Doctor of Philosophy (PhD)

Document Type

Doctoral Dissertation

College

Arts and Sciences

Department

Philosophy

First Advisor

Dr. Eric Sanday

Abstract

Protreptic is a form of rhetoric, textual and oral in form, which exhorts its recipients to reorient their lives both morally and intellectually. Plato frequently portrays Socrates' use of this rhetoric with interlocutors who are enticed by the moral and political views of figures from Athens' intellectual culture. During these conversations Socrates attempts to persuade his interlocutors to reorient their lives in a way that conforms more closely to his own moral and intellectual practice of philosophy. Plato's depiction of protreptic, however, also exerts a protreptic effect on readers of his dialogues. Plato's writing thus performs a dual function, simultaneously depicting instances of protreptic at work and attempting to exert a protreptic effect on readers.

In this dissertation I argue that understanding this dual function of Plato's writing is inseparable from understanding his conception of philosophy. I analyze the structure of protreptic in Plato's writing by identifying four aspects essential to an interpretive method that takes full stock of the protreptic function of Plato's dialogues. These aspects are (1) the proper recipient of protreptic; (2) the persuasive means available to protreptic; (3) the immediate target of persuasion; (4) the ultimate philosophical aim toward which protreptic advances the recipient. While some of these aspects must be determined with respect to particular dialogues, those that concern the form of Plato's writing—such as the means of persuasion and ultimate philosophical goals—can inform a general approach to Plato's dialogues. The means that Socrates uses to persuade his interlocutors are sometimes affective, influencing their emotions, and other times intellectual, appealing to them exclusively with logical argument. I argue that a combination of these means into a form I call “provocative-aporetic” better accounts for the means that Plato uses to exert a protreptic effect on readers.

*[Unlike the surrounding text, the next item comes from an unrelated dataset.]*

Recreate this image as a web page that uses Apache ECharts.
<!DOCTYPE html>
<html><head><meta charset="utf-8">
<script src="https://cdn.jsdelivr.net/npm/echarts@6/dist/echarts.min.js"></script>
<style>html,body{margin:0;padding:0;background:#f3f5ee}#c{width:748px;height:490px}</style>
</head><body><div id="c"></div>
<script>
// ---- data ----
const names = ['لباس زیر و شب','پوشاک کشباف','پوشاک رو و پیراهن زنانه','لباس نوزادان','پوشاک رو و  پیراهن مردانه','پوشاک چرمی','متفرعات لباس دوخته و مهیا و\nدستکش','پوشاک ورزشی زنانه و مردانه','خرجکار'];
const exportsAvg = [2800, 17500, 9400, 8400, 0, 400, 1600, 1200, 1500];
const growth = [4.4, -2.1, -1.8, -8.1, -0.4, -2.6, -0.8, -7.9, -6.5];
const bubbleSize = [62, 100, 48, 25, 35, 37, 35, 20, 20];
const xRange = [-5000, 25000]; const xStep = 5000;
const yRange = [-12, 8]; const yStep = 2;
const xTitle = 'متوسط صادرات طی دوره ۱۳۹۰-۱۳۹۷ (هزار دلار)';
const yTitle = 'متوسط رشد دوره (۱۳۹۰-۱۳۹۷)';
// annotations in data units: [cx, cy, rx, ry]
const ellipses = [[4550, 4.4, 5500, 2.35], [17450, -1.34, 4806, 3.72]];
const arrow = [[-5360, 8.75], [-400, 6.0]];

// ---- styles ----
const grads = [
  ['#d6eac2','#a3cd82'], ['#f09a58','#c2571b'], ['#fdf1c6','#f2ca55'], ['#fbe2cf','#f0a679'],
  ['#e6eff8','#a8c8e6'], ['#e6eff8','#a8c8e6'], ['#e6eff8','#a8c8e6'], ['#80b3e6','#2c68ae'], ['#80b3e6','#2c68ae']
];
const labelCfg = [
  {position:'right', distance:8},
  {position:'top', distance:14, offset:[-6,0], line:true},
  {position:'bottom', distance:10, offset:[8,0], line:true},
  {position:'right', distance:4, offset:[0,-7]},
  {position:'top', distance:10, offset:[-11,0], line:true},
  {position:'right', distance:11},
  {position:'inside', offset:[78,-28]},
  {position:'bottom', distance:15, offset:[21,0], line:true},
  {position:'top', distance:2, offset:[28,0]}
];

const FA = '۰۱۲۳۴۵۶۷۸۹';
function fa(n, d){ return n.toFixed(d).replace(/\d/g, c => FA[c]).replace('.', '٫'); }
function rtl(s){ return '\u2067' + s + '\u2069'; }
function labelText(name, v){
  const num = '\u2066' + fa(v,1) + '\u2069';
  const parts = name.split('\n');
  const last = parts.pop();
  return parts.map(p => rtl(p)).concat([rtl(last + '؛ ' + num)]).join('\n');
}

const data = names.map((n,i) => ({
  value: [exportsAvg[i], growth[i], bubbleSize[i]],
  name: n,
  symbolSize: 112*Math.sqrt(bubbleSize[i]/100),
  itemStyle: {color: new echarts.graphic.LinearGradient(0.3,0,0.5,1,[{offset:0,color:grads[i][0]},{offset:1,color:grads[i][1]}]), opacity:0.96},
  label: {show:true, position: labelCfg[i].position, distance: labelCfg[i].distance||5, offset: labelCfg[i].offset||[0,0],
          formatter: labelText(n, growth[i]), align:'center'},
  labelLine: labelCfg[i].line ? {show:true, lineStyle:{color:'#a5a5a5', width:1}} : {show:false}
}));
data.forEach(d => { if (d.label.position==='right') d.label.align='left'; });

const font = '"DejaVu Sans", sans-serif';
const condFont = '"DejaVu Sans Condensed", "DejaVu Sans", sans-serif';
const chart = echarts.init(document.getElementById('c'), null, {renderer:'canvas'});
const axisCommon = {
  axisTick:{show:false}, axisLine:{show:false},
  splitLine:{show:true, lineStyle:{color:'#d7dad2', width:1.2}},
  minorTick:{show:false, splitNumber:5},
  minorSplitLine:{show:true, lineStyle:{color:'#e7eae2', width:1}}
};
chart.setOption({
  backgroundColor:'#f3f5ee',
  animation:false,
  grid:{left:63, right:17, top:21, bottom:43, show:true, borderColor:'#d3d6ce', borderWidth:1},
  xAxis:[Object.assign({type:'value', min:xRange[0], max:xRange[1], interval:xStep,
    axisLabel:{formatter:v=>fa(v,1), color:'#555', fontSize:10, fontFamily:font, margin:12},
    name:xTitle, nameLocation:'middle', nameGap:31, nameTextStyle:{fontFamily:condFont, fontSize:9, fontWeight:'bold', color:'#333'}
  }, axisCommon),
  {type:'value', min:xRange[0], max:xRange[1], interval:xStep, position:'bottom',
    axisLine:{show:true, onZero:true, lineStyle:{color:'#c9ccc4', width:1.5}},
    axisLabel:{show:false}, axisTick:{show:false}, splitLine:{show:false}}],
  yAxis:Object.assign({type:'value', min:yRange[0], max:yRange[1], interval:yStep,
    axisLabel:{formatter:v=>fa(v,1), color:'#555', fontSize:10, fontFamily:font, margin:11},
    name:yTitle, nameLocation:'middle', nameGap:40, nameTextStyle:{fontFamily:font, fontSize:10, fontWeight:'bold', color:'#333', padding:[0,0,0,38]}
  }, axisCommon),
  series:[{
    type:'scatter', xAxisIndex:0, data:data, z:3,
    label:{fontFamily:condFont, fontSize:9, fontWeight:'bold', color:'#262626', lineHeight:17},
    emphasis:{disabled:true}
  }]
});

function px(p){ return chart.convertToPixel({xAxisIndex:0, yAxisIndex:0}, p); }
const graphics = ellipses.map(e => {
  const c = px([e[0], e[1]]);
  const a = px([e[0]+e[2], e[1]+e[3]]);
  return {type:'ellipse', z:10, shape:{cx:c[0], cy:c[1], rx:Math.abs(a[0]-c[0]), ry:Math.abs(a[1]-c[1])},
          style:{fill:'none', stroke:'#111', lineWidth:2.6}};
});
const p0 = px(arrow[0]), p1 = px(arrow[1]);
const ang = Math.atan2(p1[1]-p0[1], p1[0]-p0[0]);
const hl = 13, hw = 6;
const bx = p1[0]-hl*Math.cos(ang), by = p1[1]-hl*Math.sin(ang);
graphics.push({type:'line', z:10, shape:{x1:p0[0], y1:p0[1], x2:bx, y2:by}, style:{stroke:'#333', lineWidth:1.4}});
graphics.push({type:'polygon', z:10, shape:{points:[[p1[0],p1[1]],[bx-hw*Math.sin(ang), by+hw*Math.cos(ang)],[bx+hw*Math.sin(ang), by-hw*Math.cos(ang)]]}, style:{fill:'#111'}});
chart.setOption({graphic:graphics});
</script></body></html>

Aporia is a simultaneously intellectual and affective experience, and the way that readers choose to respond to aporia has a greater protreptic effect than either affective or intellectual means alone.

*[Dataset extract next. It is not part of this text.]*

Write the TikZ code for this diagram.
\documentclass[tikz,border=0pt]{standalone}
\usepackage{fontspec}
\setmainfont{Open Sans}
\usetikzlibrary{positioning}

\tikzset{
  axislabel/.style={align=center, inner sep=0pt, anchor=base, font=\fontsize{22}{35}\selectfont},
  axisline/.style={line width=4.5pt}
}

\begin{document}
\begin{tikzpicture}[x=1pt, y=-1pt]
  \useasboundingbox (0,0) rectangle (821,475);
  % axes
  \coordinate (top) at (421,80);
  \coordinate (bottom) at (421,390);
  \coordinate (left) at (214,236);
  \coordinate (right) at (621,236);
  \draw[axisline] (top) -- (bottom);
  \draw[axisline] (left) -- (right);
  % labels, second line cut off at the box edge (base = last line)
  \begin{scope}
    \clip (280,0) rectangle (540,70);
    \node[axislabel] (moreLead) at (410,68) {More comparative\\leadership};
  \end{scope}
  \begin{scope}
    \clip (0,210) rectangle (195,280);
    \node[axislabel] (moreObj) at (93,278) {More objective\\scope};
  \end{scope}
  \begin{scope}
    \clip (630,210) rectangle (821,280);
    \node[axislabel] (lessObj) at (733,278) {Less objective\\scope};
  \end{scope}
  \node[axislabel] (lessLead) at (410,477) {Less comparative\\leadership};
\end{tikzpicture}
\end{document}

The Republic is a crucial dialogue for studying protreptic because it addresses the ultimate moral and intellectual ends toward which Plato hopes to reorient readers, and puts the various protreptic means at Socrates' and Plato's disposal on full display. The dialogue offers both an argument for a life committed to virtue, and an outline of the theoretical insights—mathematical and dialectical—that philosophers may hope to gain from more serious study. It also portrays Socrates in conversation with characters of a variety sufficient to show his rhetorical and argumentative repertoire. In this dissertation I carry out a reading of the Republic according to the four aspects of the structure of protreptic discussed above. More specifically, I identify moments at which Glaucon and Adeimantus answer Socrates' questions in such a way that they concede to Socrates the truth of premises that contradict their defense of the unjust life. These moments reveal that the central point of dispute in the Republic concerns the nature of moral agency— particularly the functions of reason, desire, and habituation for moral agents. Accordingly, I identify two models of agency—a Technē Model and a Virtue Model— that ground their respective defenses of justice and injustice, and hold their own assumptions about reason, desire, and habituation within their respective moral psychologies. Glaucon and Adeimantus' moments of capitulation, function as moments of aporia for readers, who are then provoked to overcome the aporia by explaining why the capitulation is reasonable. In doing so, we gain an account how Glaucon and Adeimantus are coaxed to abandon their original views about justice, injustice, and moral agency and to accept those of Socrates. This account in turn yields insight into protreptic by depicting how Socrates brings about a reorientation toward philosophy from within a non-philosophical perspective.